-- start --
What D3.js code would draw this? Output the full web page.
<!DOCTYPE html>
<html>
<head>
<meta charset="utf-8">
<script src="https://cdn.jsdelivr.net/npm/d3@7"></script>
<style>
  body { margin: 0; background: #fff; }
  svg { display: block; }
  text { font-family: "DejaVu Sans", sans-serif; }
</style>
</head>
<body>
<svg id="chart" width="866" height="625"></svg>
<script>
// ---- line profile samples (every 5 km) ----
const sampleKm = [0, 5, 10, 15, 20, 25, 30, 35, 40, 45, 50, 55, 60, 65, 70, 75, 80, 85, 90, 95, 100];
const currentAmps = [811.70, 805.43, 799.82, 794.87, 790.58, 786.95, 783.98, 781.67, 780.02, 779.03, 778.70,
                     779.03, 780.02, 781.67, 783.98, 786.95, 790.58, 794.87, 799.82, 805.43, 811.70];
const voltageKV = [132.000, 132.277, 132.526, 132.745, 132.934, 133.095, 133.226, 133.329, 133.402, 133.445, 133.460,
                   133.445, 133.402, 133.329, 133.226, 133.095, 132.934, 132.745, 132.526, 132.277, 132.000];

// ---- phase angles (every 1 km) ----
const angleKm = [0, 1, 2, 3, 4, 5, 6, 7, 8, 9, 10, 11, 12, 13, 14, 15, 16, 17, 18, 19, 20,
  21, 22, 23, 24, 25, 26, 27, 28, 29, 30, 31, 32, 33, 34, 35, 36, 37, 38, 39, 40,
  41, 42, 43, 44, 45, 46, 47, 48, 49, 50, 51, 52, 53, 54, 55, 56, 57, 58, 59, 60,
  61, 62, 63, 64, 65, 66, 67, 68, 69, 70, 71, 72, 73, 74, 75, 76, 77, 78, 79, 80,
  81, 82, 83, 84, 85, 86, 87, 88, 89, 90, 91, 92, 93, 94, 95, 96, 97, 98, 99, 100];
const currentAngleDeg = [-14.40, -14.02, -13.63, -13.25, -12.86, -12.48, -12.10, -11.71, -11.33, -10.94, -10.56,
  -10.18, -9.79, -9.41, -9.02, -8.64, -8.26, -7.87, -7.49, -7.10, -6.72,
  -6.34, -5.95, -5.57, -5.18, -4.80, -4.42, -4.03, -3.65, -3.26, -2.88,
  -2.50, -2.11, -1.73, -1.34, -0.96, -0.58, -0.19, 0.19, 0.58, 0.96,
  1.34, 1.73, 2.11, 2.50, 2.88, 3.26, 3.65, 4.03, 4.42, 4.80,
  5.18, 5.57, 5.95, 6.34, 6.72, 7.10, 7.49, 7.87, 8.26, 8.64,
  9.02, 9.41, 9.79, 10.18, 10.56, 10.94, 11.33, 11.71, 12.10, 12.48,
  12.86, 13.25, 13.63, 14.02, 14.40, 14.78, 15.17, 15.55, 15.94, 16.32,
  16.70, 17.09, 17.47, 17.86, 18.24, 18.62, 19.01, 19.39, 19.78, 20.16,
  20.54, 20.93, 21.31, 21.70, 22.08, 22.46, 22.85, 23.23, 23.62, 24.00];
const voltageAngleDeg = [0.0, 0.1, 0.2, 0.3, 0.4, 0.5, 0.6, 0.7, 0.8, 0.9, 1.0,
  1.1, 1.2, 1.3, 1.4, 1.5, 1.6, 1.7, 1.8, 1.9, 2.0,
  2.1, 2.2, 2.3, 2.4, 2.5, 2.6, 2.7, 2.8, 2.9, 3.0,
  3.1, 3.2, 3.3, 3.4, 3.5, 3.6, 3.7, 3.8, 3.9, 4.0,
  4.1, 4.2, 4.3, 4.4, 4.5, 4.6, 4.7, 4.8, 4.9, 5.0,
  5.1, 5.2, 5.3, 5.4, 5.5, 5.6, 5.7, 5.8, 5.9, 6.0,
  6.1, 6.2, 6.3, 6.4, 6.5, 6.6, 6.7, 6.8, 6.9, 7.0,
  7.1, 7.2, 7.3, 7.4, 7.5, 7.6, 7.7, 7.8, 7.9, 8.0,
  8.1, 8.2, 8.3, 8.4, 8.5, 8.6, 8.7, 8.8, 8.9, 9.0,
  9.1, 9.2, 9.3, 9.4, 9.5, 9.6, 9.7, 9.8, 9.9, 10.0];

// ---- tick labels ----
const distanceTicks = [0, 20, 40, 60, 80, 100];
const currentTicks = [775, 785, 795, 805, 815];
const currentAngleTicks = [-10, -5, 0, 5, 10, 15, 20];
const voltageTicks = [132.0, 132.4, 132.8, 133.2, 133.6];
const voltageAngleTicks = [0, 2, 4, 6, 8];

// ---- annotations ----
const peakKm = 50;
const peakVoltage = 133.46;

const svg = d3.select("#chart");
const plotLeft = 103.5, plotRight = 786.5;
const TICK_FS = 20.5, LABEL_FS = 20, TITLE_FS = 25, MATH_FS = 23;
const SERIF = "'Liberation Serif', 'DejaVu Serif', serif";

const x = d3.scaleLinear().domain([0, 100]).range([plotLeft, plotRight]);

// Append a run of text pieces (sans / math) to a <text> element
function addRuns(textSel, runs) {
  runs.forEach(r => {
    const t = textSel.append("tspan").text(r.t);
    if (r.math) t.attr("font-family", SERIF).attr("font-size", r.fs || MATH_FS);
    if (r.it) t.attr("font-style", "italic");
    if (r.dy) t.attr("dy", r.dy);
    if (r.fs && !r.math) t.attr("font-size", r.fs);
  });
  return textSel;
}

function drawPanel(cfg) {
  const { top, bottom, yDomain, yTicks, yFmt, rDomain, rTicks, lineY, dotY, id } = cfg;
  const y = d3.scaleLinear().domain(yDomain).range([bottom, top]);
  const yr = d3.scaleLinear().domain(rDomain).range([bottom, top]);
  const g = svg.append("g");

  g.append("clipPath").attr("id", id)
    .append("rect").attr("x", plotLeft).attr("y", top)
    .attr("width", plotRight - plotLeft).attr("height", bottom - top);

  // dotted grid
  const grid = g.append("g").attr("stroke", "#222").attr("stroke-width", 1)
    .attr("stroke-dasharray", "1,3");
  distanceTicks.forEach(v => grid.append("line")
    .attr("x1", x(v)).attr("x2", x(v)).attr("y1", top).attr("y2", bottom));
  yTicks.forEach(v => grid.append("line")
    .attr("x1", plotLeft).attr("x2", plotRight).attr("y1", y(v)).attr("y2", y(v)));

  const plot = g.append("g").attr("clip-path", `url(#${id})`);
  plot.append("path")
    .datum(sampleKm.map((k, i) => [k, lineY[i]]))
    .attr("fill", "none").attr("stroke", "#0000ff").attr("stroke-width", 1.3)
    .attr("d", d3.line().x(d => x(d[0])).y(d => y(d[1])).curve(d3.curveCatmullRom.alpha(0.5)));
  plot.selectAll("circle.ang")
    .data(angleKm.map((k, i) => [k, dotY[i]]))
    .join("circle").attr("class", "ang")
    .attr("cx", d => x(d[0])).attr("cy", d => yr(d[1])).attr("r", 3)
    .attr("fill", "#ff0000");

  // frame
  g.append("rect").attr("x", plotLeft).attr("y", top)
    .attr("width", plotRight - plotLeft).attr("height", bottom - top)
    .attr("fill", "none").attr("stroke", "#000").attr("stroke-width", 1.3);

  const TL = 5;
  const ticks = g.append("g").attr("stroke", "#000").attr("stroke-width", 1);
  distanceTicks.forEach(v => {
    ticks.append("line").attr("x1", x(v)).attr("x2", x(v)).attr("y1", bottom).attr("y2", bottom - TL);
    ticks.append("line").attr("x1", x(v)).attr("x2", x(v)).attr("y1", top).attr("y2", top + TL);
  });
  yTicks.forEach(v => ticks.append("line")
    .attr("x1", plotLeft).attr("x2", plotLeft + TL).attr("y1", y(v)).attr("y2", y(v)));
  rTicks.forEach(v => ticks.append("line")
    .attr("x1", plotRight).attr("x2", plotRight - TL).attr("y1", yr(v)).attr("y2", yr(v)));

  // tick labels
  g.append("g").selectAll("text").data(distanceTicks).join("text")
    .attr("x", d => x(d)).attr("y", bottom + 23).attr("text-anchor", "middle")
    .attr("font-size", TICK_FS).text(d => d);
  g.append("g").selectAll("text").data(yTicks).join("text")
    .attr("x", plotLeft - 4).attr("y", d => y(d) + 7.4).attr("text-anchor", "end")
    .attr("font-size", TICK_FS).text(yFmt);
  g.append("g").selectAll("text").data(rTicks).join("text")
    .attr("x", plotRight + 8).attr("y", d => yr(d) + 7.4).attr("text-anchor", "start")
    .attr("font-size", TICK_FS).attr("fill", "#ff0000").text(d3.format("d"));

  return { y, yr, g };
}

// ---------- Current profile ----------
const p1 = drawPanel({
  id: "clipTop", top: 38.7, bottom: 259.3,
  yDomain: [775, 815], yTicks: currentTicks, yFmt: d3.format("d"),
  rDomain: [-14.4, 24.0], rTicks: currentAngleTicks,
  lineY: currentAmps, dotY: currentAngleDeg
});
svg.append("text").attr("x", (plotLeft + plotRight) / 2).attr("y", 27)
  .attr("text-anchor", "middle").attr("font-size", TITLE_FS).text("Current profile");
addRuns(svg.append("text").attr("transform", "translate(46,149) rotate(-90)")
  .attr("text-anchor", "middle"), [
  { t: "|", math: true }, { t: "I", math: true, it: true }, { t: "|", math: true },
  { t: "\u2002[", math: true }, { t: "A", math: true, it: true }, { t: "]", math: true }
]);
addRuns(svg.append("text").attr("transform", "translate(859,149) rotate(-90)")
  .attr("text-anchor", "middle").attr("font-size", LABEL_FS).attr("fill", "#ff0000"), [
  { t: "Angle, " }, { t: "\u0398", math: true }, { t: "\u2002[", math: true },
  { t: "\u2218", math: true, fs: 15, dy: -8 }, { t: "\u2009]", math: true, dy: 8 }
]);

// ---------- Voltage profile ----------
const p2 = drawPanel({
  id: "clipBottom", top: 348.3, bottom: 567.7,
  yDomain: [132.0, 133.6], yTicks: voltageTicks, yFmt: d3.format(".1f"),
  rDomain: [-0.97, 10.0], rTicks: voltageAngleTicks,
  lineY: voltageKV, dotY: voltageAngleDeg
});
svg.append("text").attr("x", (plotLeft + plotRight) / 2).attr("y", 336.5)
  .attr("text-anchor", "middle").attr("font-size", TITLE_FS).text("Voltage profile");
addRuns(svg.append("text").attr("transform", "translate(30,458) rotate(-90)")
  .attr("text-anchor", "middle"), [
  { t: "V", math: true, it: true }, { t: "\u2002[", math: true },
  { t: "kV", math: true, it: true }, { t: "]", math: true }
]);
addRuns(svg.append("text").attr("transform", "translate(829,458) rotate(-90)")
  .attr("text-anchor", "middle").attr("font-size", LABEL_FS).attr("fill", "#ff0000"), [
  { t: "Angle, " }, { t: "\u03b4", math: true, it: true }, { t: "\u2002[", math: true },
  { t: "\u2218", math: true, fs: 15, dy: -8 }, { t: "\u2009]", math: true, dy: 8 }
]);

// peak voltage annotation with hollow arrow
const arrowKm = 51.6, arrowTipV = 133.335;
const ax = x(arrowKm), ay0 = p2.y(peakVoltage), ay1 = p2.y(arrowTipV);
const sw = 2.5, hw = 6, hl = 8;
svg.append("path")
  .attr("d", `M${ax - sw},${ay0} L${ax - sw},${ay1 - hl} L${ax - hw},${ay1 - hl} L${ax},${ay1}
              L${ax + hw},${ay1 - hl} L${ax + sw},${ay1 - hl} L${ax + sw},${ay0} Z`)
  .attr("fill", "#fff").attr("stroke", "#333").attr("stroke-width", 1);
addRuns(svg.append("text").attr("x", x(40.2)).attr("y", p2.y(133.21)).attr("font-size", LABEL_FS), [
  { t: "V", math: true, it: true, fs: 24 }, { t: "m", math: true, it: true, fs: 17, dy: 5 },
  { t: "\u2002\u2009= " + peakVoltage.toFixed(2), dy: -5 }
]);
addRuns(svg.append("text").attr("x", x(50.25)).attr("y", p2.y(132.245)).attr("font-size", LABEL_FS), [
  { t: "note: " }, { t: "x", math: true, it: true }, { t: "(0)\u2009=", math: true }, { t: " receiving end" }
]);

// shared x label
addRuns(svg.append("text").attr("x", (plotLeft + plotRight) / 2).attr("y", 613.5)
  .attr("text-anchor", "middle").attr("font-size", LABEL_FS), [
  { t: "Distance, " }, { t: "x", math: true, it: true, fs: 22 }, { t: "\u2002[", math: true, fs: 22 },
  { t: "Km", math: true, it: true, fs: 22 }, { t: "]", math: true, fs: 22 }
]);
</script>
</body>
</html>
-- end --
Set problem >> Only the lines from the beginning of the material to the line containing "132.526, 132.277, 132.000];" should be echoed, verbatim and in full.

Answer >>
What D3.js code would draw this? Output the full web page.
<!DOCTYPE html>
<html>
<head>
<meta charset="utf-8">
<script src="https://cdn.jsdelivr.net/npm/d3@7"></script>
<style>
  body { margin: 0; background: #fff; }
  svg { display: block; }
  text { font-family: "DejaVu Sans", sans-serif; }
</style>
</head>
<body>
<svg id="chart" width="866" height="625"></svg>
<script>
// ---- line profile samples (every 5 km) ----
const sampleKm = [0, 5, 10, 15, 20, 25, 30, 35, 40, 45, 50, 55, 60, 65, 70, 75, 80, 85, 90, 95, 100];
const currentAmps = [811.70, 805.43, 799.82, 794.87, 790.58, 786.95, 783.98, 781.67, 780.02, 779.03, 778.70,
                     779.03, 780.02, 781.67, 783.98, 786.95, 790.58, 794.87, 799.82, 805.43, 811.70];
const voltageKV = [132.000, 132.277, 132.526, 132.745, 132.934, 133.095, 133.226, 133.329, 133.402, 133.445, 133.460,
                   133.445, 133.402, 133.329, 133.226, 133.095, 132.934, 132.745, 132.526, 132.277, 132.000];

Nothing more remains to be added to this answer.